**ROWS**.
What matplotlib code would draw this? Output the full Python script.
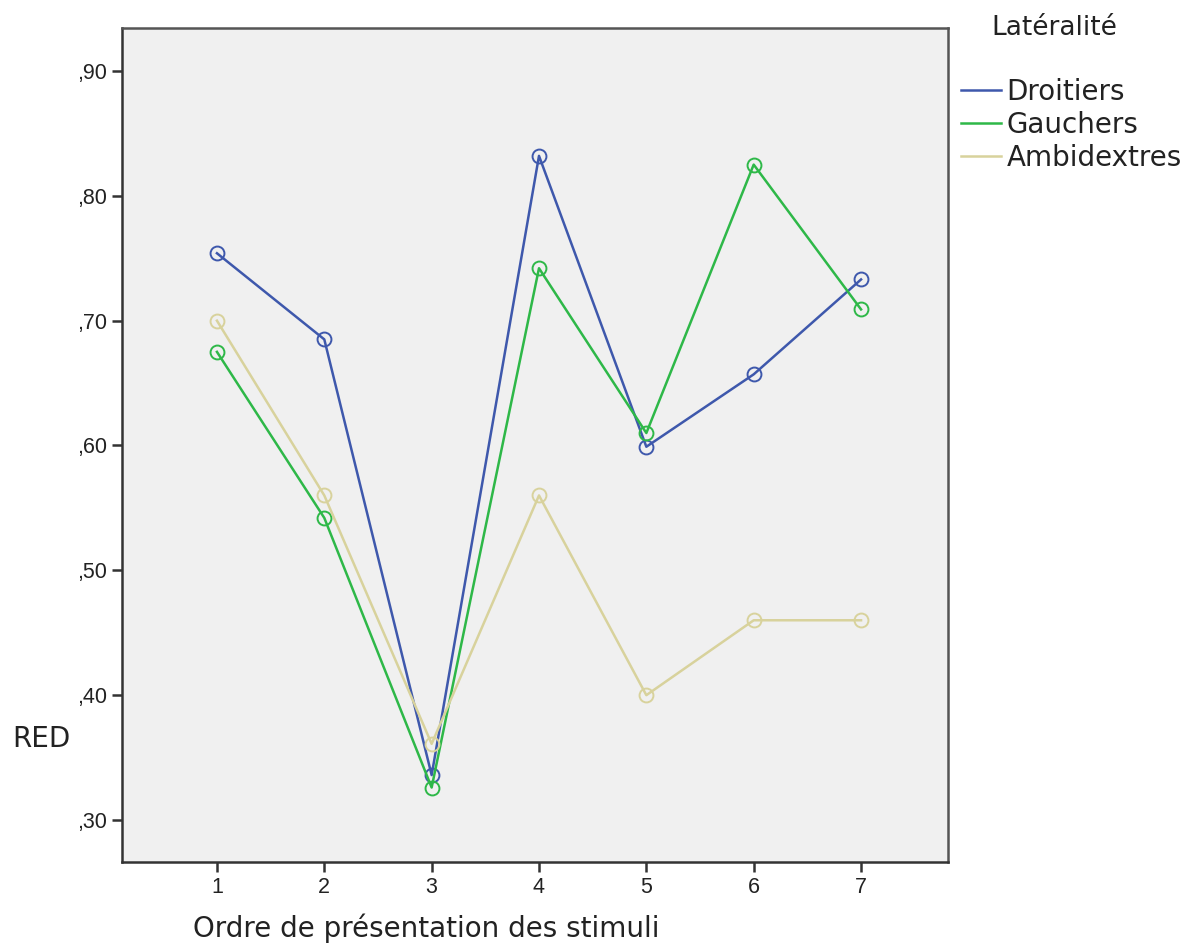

--

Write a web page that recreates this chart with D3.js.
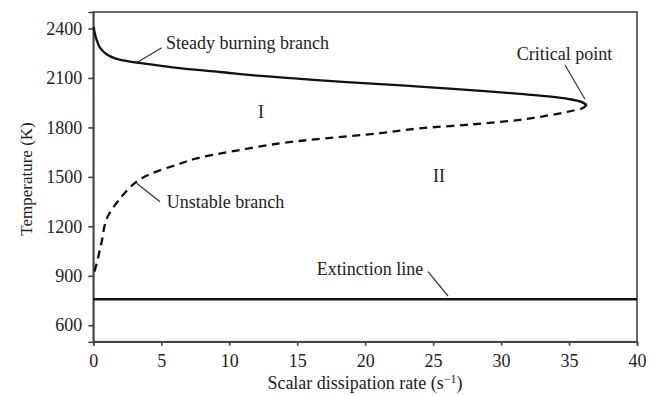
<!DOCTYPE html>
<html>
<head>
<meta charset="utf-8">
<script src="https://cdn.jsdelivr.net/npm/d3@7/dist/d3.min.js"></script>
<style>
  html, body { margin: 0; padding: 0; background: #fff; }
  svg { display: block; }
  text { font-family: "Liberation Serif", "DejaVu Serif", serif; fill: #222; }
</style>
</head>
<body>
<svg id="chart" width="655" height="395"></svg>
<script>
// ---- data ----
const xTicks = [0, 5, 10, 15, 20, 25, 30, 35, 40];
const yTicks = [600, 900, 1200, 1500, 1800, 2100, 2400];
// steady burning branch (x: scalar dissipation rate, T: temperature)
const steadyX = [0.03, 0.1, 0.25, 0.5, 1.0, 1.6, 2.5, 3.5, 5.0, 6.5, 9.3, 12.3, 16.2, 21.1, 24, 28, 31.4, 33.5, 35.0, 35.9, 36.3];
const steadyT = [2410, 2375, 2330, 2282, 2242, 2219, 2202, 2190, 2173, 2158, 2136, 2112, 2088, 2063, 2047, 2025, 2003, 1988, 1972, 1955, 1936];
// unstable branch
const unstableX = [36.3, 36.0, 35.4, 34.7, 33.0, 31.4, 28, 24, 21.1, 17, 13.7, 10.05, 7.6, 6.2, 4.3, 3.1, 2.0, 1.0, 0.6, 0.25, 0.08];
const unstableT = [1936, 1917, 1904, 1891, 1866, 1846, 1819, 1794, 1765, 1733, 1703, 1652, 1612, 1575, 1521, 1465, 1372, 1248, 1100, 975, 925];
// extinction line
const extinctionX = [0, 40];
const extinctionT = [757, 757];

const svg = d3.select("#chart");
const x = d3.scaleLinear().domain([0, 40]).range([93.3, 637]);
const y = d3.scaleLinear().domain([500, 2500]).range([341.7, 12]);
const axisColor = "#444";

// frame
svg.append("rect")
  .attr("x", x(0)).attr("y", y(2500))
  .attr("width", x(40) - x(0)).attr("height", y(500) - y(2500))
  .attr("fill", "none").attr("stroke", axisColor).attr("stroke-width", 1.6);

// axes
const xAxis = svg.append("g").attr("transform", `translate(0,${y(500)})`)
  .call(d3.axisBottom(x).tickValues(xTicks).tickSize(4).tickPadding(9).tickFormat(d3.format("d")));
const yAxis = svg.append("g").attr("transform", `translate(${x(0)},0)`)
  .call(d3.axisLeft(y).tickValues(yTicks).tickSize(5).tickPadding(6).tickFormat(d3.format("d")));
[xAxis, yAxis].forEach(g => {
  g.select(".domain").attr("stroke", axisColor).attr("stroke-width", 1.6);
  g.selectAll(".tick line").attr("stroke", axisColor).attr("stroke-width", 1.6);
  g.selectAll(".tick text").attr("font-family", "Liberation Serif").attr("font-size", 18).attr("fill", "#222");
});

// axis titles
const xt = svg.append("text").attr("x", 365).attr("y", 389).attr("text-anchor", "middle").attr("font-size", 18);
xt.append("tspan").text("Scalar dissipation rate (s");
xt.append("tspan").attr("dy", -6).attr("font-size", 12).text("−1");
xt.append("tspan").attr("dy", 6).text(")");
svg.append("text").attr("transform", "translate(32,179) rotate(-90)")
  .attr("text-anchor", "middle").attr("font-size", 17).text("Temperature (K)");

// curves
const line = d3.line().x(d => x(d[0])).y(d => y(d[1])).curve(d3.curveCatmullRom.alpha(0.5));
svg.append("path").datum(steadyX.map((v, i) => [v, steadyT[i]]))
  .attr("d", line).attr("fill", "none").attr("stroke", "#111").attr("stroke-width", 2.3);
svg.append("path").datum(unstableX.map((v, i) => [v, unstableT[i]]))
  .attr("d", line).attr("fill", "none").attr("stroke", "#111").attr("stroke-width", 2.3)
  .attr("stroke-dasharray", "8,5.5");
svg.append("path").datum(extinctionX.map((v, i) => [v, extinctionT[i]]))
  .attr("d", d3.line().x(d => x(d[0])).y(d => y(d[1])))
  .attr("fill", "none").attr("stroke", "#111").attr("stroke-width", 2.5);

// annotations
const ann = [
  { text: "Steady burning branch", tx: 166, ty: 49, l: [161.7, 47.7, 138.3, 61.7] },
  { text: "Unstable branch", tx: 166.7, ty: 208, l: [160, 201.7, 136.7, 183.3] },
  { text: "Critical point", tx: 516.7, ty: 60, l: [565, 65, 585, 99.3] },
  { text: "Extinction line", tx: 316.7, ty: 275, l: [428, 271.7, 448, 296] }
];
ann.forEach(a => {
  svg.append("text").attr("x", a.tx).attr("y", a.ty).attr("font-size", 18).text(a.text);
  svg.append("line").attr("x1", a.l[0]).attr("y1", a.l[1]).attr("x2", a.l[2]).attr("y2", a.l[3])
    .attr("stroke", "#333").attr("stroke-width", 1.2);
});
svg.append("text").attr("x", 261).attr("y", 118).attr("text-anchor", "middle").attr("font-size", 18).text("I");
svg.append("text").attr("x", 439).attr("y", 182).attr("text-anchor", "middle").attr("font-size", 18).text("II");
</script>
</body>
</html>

...

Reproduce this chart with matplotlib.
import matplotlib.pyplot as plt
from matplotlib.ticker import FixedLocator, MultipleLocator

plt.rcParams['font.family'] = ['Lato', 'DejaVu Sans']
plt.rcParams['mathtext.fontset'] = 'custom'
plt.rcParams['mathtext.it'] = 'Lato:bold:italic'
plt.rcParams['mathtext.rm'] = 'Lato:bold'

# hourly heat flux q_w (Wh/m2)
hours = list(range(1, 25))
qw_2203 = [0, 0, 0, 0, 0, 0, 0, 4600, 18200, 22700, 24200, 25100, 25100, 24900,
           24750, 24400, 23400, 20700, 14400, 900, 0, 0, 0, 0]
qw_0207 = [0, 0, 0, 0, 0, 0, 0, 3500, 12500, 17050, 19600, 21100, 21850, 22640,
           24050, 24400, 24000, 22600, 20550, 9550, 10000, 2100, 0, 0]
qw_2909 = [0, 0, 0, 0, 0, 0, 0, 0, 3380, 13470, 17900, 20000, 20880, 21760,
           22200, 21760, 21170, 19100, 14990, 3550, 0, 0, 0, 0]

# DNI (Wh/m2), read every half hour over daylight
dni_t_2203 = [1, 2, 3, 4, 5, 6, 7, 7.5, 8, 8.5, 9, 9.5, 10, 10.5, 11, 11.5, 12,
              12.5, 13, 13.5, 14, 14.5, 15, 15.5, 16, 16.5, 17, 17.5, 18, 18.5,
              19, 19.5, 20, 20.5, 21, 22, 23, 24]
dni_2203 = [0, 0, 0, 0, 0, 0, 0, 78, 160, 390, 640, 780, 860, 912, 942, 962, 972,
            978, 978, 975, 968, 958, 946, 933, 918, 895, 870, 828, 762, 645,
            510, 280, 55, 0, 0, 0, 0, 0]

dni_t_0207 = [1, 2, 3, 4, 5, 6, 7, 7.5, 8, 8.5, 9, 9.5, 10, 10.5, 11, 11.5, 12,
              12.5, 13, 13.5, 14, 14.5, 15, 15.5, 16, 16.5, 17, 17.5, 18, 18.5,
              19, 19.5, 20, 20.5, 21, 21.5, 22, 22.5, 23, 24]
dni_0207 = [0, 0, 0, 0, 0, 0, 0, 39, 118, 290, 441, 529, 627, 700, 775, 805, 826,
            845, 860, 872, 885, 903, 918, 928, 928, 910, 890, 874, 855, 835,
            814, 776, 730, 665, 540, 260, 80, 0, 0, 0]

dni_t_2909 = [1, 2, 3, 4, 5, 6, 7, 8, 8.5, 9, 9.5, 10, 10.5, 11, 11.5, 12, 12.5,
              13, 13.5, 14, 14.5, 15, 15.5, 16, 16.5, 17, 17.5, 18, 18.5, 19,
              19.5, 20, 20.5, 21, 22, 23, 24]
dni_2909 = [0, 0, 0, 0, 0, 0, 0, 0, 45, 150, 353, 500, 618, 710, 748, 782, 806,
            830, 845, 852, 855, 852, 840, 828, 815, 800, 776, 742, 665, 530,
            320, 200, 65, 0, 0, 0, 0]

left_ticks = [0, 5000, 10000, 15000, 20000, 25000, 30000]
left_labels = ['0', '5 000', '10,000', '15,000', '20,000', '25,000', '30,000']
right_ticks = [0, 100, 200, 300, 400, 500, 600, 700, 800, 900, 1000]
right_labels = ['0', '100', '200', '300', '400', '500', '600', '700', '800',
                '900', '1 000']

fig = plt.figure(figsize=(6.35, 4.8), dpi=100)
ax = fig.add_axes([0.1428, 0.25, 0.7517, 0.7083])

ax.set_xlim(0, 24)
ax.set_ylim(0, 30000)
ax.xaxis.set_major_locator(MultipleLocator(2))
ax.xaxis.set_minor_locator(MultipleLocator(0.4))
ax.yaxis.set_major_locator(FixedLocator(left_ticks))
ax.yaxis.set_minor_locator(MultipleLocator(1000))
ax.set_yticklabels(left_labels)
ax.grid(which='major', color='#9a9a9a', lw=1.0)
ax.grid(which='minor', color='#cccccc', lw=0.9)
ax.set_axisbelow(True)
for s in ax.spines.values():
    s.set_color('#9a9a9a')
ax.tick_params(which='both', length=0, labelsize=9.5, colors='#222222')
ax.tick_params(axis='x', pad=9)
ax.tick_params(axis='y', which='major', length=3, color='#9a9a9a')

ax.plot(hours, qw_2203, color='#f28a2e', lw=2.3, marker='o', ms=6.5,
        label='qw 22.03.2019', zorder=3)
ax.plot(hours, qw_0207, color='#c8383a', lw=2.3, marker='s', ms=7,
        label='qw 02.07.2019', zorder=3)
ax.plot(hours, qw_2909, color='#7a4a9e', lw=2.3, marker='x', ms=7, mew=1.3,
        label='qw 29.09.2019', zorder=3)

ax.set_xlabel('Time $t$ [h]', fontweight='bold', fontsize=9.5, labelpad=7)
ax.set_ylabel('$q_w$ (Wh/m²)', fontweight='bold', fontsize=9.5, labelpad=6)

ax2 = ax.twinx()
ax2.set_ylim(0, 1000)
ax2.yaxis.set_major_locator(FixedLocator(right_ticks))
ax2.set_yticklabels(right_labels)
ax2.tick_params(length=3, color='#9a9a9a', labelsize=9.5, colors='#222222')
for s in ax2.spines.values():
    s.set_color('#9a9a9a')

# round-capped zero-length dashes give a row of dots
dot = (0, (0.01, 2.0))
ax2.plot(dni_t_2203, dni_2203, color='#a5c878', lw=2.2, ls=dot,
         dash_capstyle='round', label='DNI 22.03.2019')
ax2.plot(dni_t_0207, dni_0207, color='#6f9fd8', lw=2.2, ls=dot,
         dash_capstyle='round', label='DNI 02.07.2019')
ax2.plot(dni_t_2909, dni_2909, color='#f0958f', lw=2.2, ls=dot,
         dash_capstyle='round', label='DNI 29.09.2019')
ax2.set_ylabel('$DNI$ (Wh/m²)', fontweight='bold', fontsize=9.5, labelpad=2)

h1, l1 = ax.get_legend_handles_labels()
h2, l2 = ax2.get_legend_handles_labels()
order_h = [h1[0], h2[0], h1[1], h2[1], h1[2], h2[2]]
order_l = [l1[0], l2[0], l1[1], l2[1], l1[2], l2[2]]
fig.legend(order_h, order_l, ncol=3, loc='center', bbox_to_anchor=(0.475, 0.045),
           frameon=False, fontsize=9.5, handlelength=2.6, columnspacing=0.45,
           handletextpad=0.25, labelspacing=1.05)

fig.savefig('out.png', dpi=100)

**TASK**.
Lines containing the word "with" are to be counted in the listing; state their number alone.

**WRITTEN SOLUTION**.
2